Mari melihat dan belajar dari kisah Abraham dan Sarah. Allah telah memberikan panggilan dan janji berkat Allah kepada Abraham (Kej 12:1-3). Kemudian Allah kemudian berjanji bahwa Abraham akan memiliki keturunan seperti bintang di langit dan pasir di pantai (Kej 15:2-6). Tetapi dalam perjalannya, Abraham merasa terlalu lama. Allah tidak akan pernah ingkar janji tetapi Abraham tidak sabar. Ia mengambil jalan pintas ketika Sarah menawarkan pembantunya, Hagar, kepada Abraham agar mereka beroleh keturunan. Kemudian Abraham menghampiri hagar dan punya anak, yaitu Ismael. Dan kemudian akibat ketidak sabaran imannya, Sarah direndahkan Hagar. Kemudian Sarah marah dan meminta Abraham mengusir Hagar dan Ismael. Di sini kita belajar bagaimana Abraham meragukan janji dan kuasa Allah yang membuat dia mengambil jalan pintas. Bukankah kita sering melakukan hal yang sama? Karena sangat ingin memiliki keturunan, kita pergi ke dukun? Atau pergi ke tempat tulang untuk menerima berkat? Atau melakukan tindakan-tindakan yang merupakan jalan pintas lainnya? Kenapa kita harus memaksa Tuhan dengan berbagai cara ini? Ketika kita memaksa Tuhan dengan cara kita, maka yang terjadi adalah sebuah kesalahan. Abraham dan Sara melakukan kesalahan ketika mereka tidak sabar menunggu janji Tuhan. Mereka mengambil jalan pintas karena kekuatiran, ketidak sabaran dan kurang iman mereka.
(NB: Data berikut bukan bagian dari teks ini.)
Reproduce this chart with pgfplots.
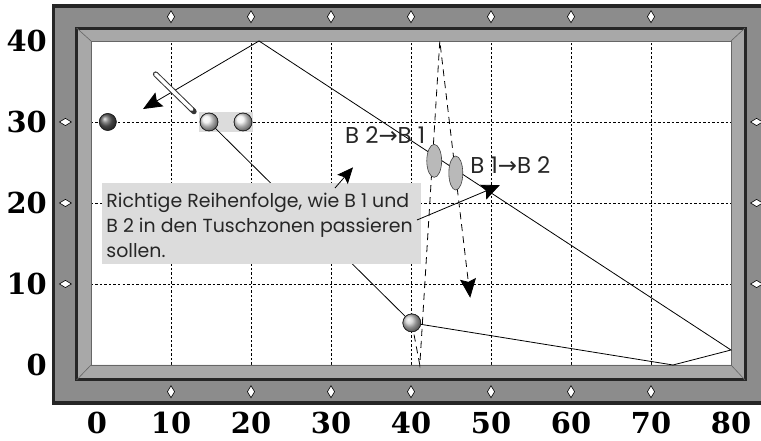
\documentclass[border=0pt]{standalone}
\usepackage{fontspec}
\usepackage{pgfplots}
\pgfplotsset{compat=1.18}
\usetikzlibrary{arrows.meta}
\newfontfamily\gothic{Poppins}
\newfontfamily\numfont{DejaVu Serif}
\newfontfamily\symfont{DejaVu Sans}
\definecolor{marble}{RGB}{140,140,140}
\definecolor{cushion}{RGB}{168,168,168}
\definecolor{note}{RGB}{220,220,220}

\begin{document}
\begin{tikzpicture}
\begin{axis}[
  scale only axis, width=640bp, height=324bp,
  xmin=0, xmax=80, ymin=0, ymax=40, clip=false,
  axis line style={draw=none},
  xtick={0,10,...,80}, ytick={0,10,...,40},
  xticklabels={\hspace*{12bp}0,10,20,30,40,50,60,70,80},
  minor xtick={10,20,...,70}, minor ytick={10,20,30},
  grid=minor,
  minor grid style={black, line width=0.6bp, dash pattern=on 2.5bp off 2bp},
  major tick length=0pt, minor tick length=0pt,
  tick label style={font=\numfont\bfseries\fontsize{29}{30}\selectfont, inner sep=0pt},
  /pgf/number format/assume math mode=true,
  xticklabel style={anchor=center, yshift=-58bp},
  yticklabel style={anchor=east, xshift=-44bp},
]
% table frame
\fill[marble, even odd rule] (axis cs:-4.7,-4.7) rectangle (axis cs:86,44.3)
  (axis cs:-1.8,-1.85) rectangle (axis cs:81.75,41.6);
\draw[black!85, line width=3.5bp] (axis cs:-4.7,-4.7) rectangle (axis cs:86,44.3);
\fill[cushion, even odd rule] (axis cs:-1.8,-1.85) rectangle (axis cs:81.75,41.6)
  (axis cs:0,0) rectangle (axis cs:80,40);
\draw[black!85, line width=3bp] (axis cs:-1.8,-1.85) rectangle (axis cs:81.75,41.6);
\draw[black!60, line width=0.7bp] (axis cs:0,0) rectangle (axis cs:80,40);
\draw[black!60, line width=0.6bp]
  (axis cs:0,0) -- (axis cs:-1.8,-1.85) (axis cs:80,0) -- (axis cs:81.75,-1.85)
  (axis cs:0,40) -- (axis cs:-1.8,41.6) (axis cs:80,40) -- (axis cs:81.75,41.6);

% diamonds
\addplot[only marks, mark=diamond*, mark size=6bp,
  mark options={xscale=0.8, fill=white, draw=black, line width=0.6bp}]
  coordinates {(10,43) (20,43) (30,43) (40,43) (50,43) (60,43) (70,43)
               (10,-3.3) (20,-3.3) (30,-3.3) (40,-3.3) (50,-3.3) (60,-3.3) (70,-3.3)};
\addplot[only marks, mark=diamond*, mark size=6bp,
  mark options={rotate=90, xscale=0.8, fill=white, draw=black, line width=0.6bp}]
  coordinates {(-3.2,10) (-3.2,20) (-3.2,30) (83.2,10) (83.2,20) (83.2,30)};

% highlight behind the two white balls
\fill[note] (axis cs:13.5,28.8) rectangle (axis cs:20.2,31.2);

% Tuschzonen
\addplot[only marks, mark=*, mark size=16.5bp,
  mark options={xscale=0.45, fill=gray!55, draw=black!75, line width=0.6bp}]
  coordinates {(42.9,25.2)};
\addplot[only marks, mark=*, mark size=17bp,
  mark options={xscale=0.41, fill=gray!55, draw=black!75, line width=0.6bp}]
  coordinates {(45.6,23.7)};

% paths
\addplot[black, line width=0.8bp] coordinates {(14.75,30) (40.1,5.2)};
\addplot[black, line width=0.8bp, line join=miter, -{Stealth[length=19bp,width=16bp,inset=3bp]}]
  coordinates {(40.1,5.2) (72.75,0) (80,1.85) (21,40) (6.5,31.6)};
\addplot[black, line width=0.8bp, dash pattern=on 7bp off 5bp, -{Stealth[length=19bp,width=16bp,inset=3bp]}]
  coordinates {(40.1,5.2) (41.1,0) (43.6,40) (47.4,8.3)};

% cue
\addplot[line width=5.5bp, black!80, line cap=round] coordinates {(8.08,35.9) (12.87,31.29)};
\addplot[line width=3.5bp, white, line cap=round] coordinates {(8.08,35.9) (12.6,31.55)};

% balls
\addplot[only marks, mark=ball, mark size=8.5bp, mark options={ball color=gray!75!black}, ball color=gray!75!black]
  coordinates {(2.1,30)};
\addplot[only marks, mark=ball, mark size=9bp, mark options={ball color=gray!12}, ball color=gray!12]
  coordinates {(14.75,30) (19,30)};
\addplot[only marks, mark=ball, mark size=9bp, mark options={ball color=gray!40}, ball color=gray!40]
  coordinates {(40.1,5.2)};
\addplot[only marks, mark=o, mark size=8.5bp, mark options={draw=black!85, line width=0.6bp}]
  coordinates {(2.1,30)};
\addplot[only marks, mark=o, mark size=9bp, mark options={draw=black!85, line width=0.6bp}]
  coordinates {(14.75,30) (19,30) (40.1,5.2)};

% note box
\fill[note] (axis cs:1.4,12.5) rectangle (axis cs:41.25,22.5);
\begin{scope}[every node/.style={anchor=base west, inner sep=0pt, font=\gothic\fontsize{19}{22}\selectfont, text=black!85}]
\node at (axis cs:1.9,19.5) {Richtige Reihenfolge, wie B 1 und};
\node at (axis cs:1.9,16.3) {B 2 in den Tuschzonen passieren};
\node at (axis cs:1.9,13.3) {sollen.};
\end{scope}
\addplot[black, line width=0.8bp, -{Stealth[length=16bp,width=14bp,inset=3bp]}]
  coordinates {(30.5,21.85) (32.75,24.4)};
\addplot[black, line width=0.8bp, -{Stealth[length=18bp,width=16bp,inset=3bp]}]
  coordinates {(40.75,17.9) (51.1,22.2)};

% labels
\begin{scope}[every node/.style={anchor=base west, inner sep=0pt, font=\gothic\fontsize{23}{25}\selectfont, text=black!85}]
\node at (axis cs:31.75,27.4) {B 2{\symfont→}B 1};
\node at (axis cs:47.4,23.7) {B 1{\symfont→}B 2};
\end{scope}

\coordinate (bbA) at (axis cs:-11.375,-9.38);
\coordinate (bbB) at (axis cs:83.75,45.06);
\end{axis}
\pgfresetboundingbox
\useasboundingbox (bbA) rectangle (bbB);
\end{tikzpicture}
\end{document}
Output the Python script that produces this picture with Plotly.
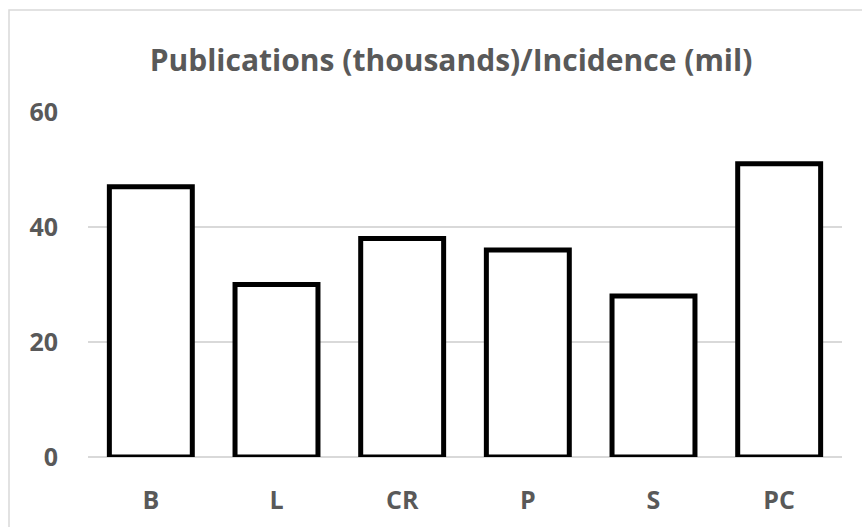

Banyak orang yang terlalu sibuk kesana dan kemari agar memiliki anak sehingga tidak memiliki waktu untuk melayani. Jangan coba-coba untuk melakukan sesuatu yang salah hanya karena kebanggaan duniawi yang berkata punya anak adalah kebanggaan. Mari mengubah nilai hidup dan paradigma berpikir kita dengan teologia yang benar.